Вьетнам, 1973 год. Пассажирский поезд Хюэ-Дананг
С самолета серые, тусклые, ничего не отражающие воды Южно-Китайского моря казались холодными, как лед; на болотах там и сям зияли пустые могилы — по буддистскому обычаю круглые; а древний город Хюэ, былая столица, утопал в снегах, наполовину погребенный под сугробами. Но то был не снег, а мокрый песок; круглые могилы на поверку оказались воронками от бомб.
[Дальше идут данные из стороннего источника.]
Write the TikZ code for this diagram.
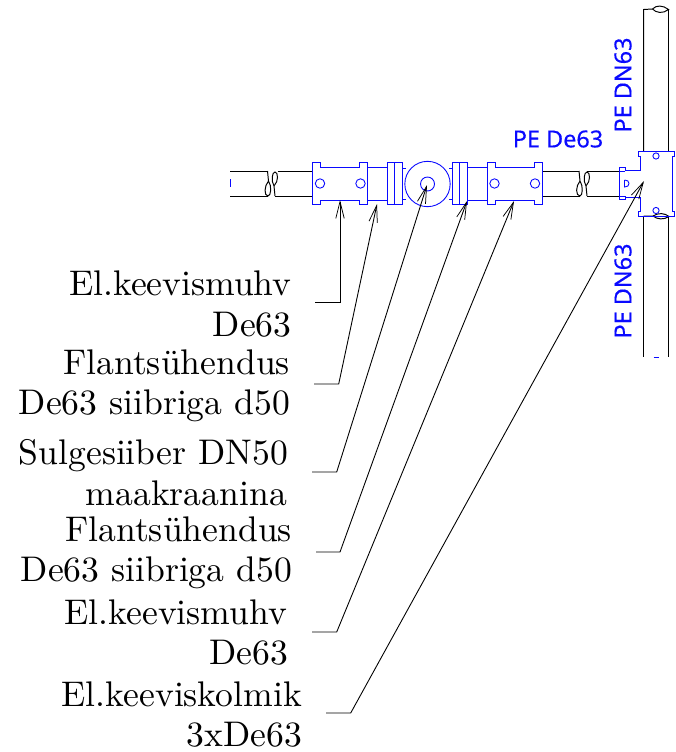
\documentclass[tikz,border=0pt]{standalone}
\usepackage{fontspec}
\newfontfamily\pefont[FakeBold=0.4]{Noto Sans}
\newfontfamily\labfont{lmroman10-regular.otf}
\usetikzlibrary{arrows.meta}
\definecolor{cadblue}{RGB}{10,10,255}
\tikzset{
  x=0.0375cm,y=-0.0375cm,
  part/.style={draw=cadblue,line width=0.95pt,line join=miter},
  pipe/.style={draw=black,line width=1.05pt},
  leader/.style={draw=black,line width=0.95pt,-{Straight Barb[length=18pt,width=9pt,line width=0.8pt]}},
  lab/.style={anchor=base east,inner sep=0pt,font=\labfont\fontsize{38}{42}\selectfont,text=black},
  pelab/.style={inner sep=0pt,font=\pefont\fontsize{25}{28}\selectfont,text=cadblue}
}
\newcommand{\muff}[1]{%
  \draw[part] (#1,162) -- ++(8,0) -- ++(0,5) -- ++(39,0) -- ++(0,-5) -- ++(8,0) -- ++(0,42) -- ++(-8,0) -- ++(0,-4) -- ++(-39,0) -- ++(0,4) -- ++(-8,0) -- cycle;
  \draw[part] (#1+7.5,183.5) circle[radius=4.7];
  \draw[part] (#1+48,183.5) circle[radius=4.7];
}
\begin{document}
\begin{tikzpicture}
\useasboundingbox (0,0) rectangle (675,752);
% left pipe
\draw[pipe] (230,171) -- (267.5,171) (277.5,171) -- (312,171);
\draw[pipe] (230,196) -- (268,196) (275,196) -- (312,196);
\draw[pipe] (267.5,171) -- (268.5,181) .. controls (272,186) and (271,196) .. (268,196)  .. controls (264,196) and (264,186) .. (268.5,181);
\draw[pipe] (275,196) -- (274,186) .. controls (271,181) and (272,172) .. (275,172) .. controls (278,172) and (279,181) .. (274,186);
\draw[part] (230,179) -- (230,187);
% right pipe
\draw[pipe] (542,171) -- (579,171) (587,171) -- (619,171);
\draw[pipe] (542,196) -- (580,196) (587,196) -- (619,196);
\draw[pipe] (579,171) -- (580,181) .. controls (583.5,186) and (582.5,196) .. (580,196) .. controls (575.5,196) and (575.5,186) .. (580,181);
\draw[pipe] (587,196) -- (586,186) .. controls (583,181) and (584,172) .. (587,172) .. controls (590,172) and (591,181) .. (586,186);
% vertical pipes
\draw[pipe] (643.5,151) -- (643.5,9.5) -- (652.5,9) .. controls (656,5) and (663,5) .. (668.5,9.5) .. controls (663,14) and (656,13) .. (652.5,9);
\draw[pipe] (668.5,151) -- (668.5,9.5);
\draw[pipe] (643.5,216) -- (643.5,357) (668.5,216) -- (668.5,357);
\draw[pipe] (643.5,216) -- (653,216) .. controls (658,212.5) and (665,213) .. (669,216.5) .. controls (664,220) and (657,219.5) .. (653,216);
\draw[part] (653.5,357) -- (659,357);
% left muff
\muff{312.5}
% left flange
\draw[part] (367,167.3) -- (387,167.3) (367,200) -- (387,200);
\draw[part] (387,162) rectangle (402.5,204);
\draw[part] (394.7,162) -- (394.7,204);
\draw[part] (402.5,168) -- (405.5,168) (402.5,199.5) -- (405.5,199.5);
% valve
\node[part,circle,minimum size=1.7cm,inner sep=0pt] (valve) at (427.5,184) {};
\node[part,circle,minimum size=0.525cm,inner sep=0pt] (bore) at (427.5,184) {};
% right flange
\draw[part] (449,168) -- (452,168) (449,199.5) -- (452,199.5);
\draw[part] (452,162) rectangle (467,204);
\draw[part] (459.3,162) -- (459.3,204);
\draw[part] (467,167.3) -- (487,167.3) (467,200) -- (487,200);
\muff{487}
% tee
\draw[part] (625,170.5) -- (640,170.5) -- (640,156) -- (638,156) -- (638,151) -- (674,151) -- (674,156) -- (672,156) -- (672,211) -- (674,211) -- (674,216) -- (638,216) -- (638,211) -- (640,211) -- (640,197) -- (625,197);
\draw[part] (625,171) -- (625,167.5) -- (619,167.5) -- (619,199.5) -- (625,199.5) -- (625,196);
\draw[part] (619,171) -- (625,171) (619,196) -- (625,196);
\draw[part] (656,156) circle[radius=3.1];
\draw[part] (656,210.5) circle[radius=3.1];
\draw[part] (624.5,180) -- (624.5,187) .. controls (630.5,187.5) and (630.5,179.5) .. (624.5,180);
% leaders
\coordinate (t1) at (340,200);
\coordinate (t2) at (377,204);
\coordinate (t3) at (427,185);
\coordinate (t4) at (467,201);
\coordinate (t5) at (514,201);
\coordinate (t6) at (644,181);
\coordinate (e1) at (315,302.5);
\coordinate (e2) at (314,384);
\coordinate (e3) at (312,472);
\coordinate (e4) at (316,552);
\coordinate (e5) at (312,632);
\coordinate (e6) at (326,713);
\draw[leader] (e1) -- (340,302.5) -- (t1);
\draw[leader] (e2) -- (338.7,384) -- (t2);
\draw[leader] (e3) -- (336.7,472) -- (t3);
\draw[leader] (e4) -- (340,552) -- (t4);
\draw[leader] (e5) -- (336.7,632) -- (t5);
\draw[leader] (e6) -- (350.7,713) -- (t6);
% labels
\node[lab] (l1) at (291.7,295) {El.keevismuhv};
\node[lab] (l2) at (291.7,336) {De63};
\node[lab] (l3) at (290,374) {Flantsühendus};
\node[lab] (l4) at (290,414) {De63 siibriga d50};
\node[lab] (l5) at (288,464) {Sulgesiiber DN50};
\node[lab] (l6) at (287,505) {maakraanina};
\node[lab] (l7) at (292,541) {Flantsühendus};
\node[lab] (l8) at (292,581) {De63 siibriga d50};
\node[lab] (l9) at (287,624) {El.keevismuhv};
\node[lab] (l10) at (288,664) {De63};
\node[lab] (l11) at (302,706) {El.keeviskolmik};
\node[lab] (l12) at (302,746) {3xDe63};
\node[pelab] (p1) at (558,139) {PE De63};
\node[pelab,rotate=90] (p2) at (623,85) {PE DN63};
\node[pelab,rotate=90] (p3) at (623,291) {PE DN63};
\end{tikzpicture}
\end{document}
Хюэ выглядел престранно. В Сайгоне на каждом шагу попадались укрепления с колючей проволокой, но разрушений было мало; в Бьен Хоа я увидел разбомбленные дома; в Кан Тхо рассказывали, что на дорогах засады, а больница была переполнена ранеными. Но в Хюэ я увидел войну воочию и ощутил ее запах: грязные, разбитые танками дороги, люди с узлами, бегущие под дождем, солдаты в бинтах ковыляют по разрушенному городу, утопая по щиколотку в жидкой глине — как-никак сезон муссонов — или целятся в тебя из битком набитого кузова грузовика. В движениях людей какая-то патологическая слаженность. Почти все улицы перегорожены колючей проволокой, дома наспех обложены мешками с песком. На следующий день в поезде мой знакомый-американец, которого я тут назову кодовым именем Кобра-1 (он и его жена — Кобра-2 решили за компанию со мной и моим переводчиком Дайэлом прокатиться до Дананга), сказал: «Глядите — ни одного дома без пробоины!». И верно: в стене каждого здания была хотя бы одна жутковатая расселина — казалось, куски выдирали «с мясом». Все в городе было какое-то темно-бурое и создавало ощущение, что над этими местами грубо надругались: мутные лужи расплескивались все шире, мерзостные пятна напоминали об атаках. В архитектуре чувствовались следы имперского духа (память о вьетнамских царях и французских колонизаторах), но чувствовалось: надежда на лучшее, которую внушает это изящество, совершенно напрасна.